First, we create a simple function, which creates a feed-forward neural networks with input dimenions idim, nlayers number of hidden layers, nneurons number of neurons in hidden and output layer, fun nonlinearity, and bnfun nonlinearity ( nothing meanins disabled)

function ffnn(idim, nneurons, nlayers, fun, bnfun)
  c = []
  for i in 1:nlayers
    idim = i == 1 ? idim : nneurons
    push!(c, Dense(idim, nneurons, fun))
    if bnfun != nothing
      push!(c, BatchNorm(nneurons, bnfun))
    end
  end
  Chain(c...)
end

In our example, we will use Hyperband algorithm for its simplicity (and hopefully good results). It requires us to define two functions: first initializes the model, the second trains it for predefined number of iterations while supporting warm-start.
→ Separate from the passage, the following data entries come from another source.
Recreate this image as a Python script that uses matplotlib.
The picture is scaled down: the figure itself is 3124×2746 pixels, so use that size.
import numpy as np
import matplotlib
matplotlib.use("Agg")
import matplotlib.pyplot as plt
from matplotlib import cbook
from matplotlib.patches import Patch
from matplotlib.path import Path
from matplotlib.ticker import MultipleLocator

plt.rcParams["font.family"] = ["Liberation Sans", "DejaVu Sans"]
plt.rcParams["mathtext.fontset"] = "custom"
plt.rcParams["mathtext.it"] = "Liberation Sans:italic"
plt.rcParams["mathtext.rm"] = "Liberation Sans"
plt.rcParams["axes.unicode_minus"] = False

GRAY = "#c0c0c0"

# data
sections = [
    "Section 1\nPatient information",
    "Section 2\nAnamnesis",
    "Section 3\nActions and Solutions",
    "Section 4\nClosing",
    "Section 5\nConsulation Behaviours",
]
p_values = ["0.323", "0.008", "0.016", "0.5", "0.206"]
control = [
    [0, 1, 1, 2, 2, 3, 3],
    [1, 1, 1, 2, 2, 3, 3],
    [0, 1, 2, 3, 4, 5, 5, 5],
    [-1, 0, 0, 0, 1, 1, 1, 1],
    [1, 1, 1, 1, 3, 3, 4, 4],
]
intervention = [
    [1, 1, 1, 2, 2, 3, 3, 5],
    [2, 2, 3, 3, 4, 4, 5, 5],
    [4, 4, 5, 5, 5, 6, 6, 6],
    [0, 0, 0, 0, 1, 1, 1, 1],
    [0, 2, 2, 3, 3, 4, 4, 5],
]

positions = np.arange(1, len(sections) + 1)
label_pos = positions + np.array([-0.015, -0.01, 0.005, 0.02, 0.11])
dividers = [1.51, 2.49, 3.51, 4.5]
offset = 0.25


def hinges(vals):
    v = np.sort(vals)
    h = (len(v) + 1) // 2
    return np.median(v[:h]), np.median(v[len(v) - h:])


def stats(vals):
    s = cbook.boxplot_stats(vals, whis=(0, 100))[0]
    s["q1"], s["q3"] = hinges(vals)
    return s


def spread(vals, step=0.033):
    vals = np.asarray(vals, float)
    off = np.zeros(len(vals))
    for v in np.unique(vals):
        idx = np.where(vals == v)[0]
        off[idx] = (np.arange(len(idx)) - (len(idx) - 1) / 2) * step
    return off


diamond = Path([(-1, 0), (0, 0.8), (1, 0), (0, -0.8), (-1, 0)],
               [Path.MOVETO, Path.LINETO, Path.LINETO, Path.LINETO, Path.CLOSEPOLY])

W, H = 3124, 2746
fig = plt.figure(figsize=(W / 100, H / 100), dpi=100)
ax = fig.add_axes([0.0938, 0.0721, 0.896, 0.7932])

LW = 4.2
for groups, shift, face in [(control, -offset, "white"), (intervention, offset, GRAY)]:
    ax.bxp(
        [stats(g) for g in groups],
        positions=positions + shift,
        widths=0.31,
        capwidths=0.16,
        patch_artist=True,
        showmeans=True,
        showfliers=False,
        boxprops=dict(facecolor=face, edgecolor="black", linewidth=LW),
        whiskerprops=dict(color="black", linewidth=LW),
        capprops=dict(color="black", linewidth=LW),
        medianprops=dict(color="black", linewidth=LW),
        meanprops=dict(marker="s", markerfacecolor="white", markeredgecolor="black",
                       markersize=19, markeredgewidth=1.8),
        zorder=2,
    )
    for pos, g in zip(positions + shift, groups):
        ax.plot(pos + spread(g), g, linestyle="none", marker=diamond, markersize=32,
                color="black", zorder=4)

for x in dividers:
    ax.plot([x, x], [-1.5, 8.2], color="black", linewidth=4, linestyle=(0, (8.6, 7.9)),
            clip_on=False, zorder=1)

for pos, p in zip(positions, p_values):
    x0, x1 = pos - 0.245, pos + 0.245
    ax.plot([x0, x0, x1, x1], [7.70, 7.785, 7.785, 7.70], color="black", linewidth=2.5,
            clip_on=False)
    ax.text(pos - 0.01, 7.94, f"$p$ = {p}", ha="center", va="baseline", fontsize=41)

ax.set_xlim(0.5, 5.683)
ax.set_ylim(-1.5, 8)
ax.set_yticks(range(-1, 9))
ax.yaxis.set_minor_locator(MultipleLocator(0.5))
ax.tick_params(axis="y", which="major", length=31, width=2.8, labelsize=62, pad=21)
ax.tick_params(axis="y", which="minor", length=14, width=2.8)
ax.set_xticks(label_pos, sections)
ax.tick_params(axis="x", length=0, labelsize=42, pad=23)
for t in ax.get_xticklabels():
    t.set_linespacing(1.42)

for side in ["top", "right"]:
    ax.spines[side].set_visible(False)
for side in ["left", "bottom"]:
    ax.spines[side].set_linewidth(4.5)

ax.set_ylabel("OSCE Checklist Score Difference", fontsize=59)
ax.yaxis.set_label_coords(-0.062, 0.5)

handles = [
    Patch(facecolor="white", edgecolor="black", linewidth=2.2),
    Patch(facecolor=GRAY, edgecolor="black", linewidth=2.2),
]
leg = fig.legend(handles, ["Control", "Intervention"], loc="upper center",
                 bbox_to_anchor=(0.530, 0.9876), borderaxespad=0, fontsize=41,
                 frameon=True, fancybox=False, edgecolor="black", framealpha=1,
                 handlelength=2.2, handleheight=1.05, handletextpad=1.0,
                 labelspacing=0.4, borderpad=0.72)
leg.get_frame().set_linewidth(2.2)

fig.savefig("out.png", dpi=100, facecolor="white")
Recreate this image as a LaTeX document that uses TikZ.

function evaluatemodel(specimen, nneurons, nlayers, fun, bnfun, η)
  model = reflectinmodel(specimen, 
    d -> ffnn(d, nneurons, nlayers, fun, bnfun),
    SegmentedMeanMax, 
    fsm = Dict("" => d -> Chain(ffnn(d, nneurons, nlayers, fun, bnfun)..., Dense(nneurons, 2)))
    )
  opt = ADAM(η)
  evaluatemodel(2000, model, opt)
end

function evaluatemodel(iterations, model, opt)
  ps = Flux.params(model);
  train!((x...) -> loss(model, x...), ps, minibatch, opt, iterations)
  e =  error(validation_set)
  (e, (model, opt, cby))
end

The call of Hyperband from hyperband.jl, where we prescribed the possible values for each value (for futher details see docs of Hyperopt.jl). (Hyperband does not use the parameter i, therefore I set it to zero. Parameter R determines number of resources, which corresponds to the number of tried confgiurations created by RandomSamples and η determines fraction of distarded solutions (which means that 18 solutions will be discarded in the second step). The invokation of hyperband looks like

ho = @hyperopt for i=0,
            sampler = Hyperband(R=27, η=3, inner=RandomSampler()),
            nneurons = [8,16,32,64,128],
            nlayers = [1,2,3],
            fun = [relu, tanh],
            # bnfun = [nothing, identity, relu, tanh],
            bnfun = [nothing],
            η = [1e-2,1e-3,1e-4]
  if state === nothing
    @show (nneurons, nlayers, fun, bnfun, η)
    res = evaluatemodel(specimen, nneurons, nlayers, fun, bnfun, η)
  else
     
      res = evaluatemodel(3000, state...)
  end
  res
end

model, opt = ho.minimizer

and we can fine-tune the model

final = evaluatemodel(20000, model, opt)
trn = = accuracy(model, trnfiles)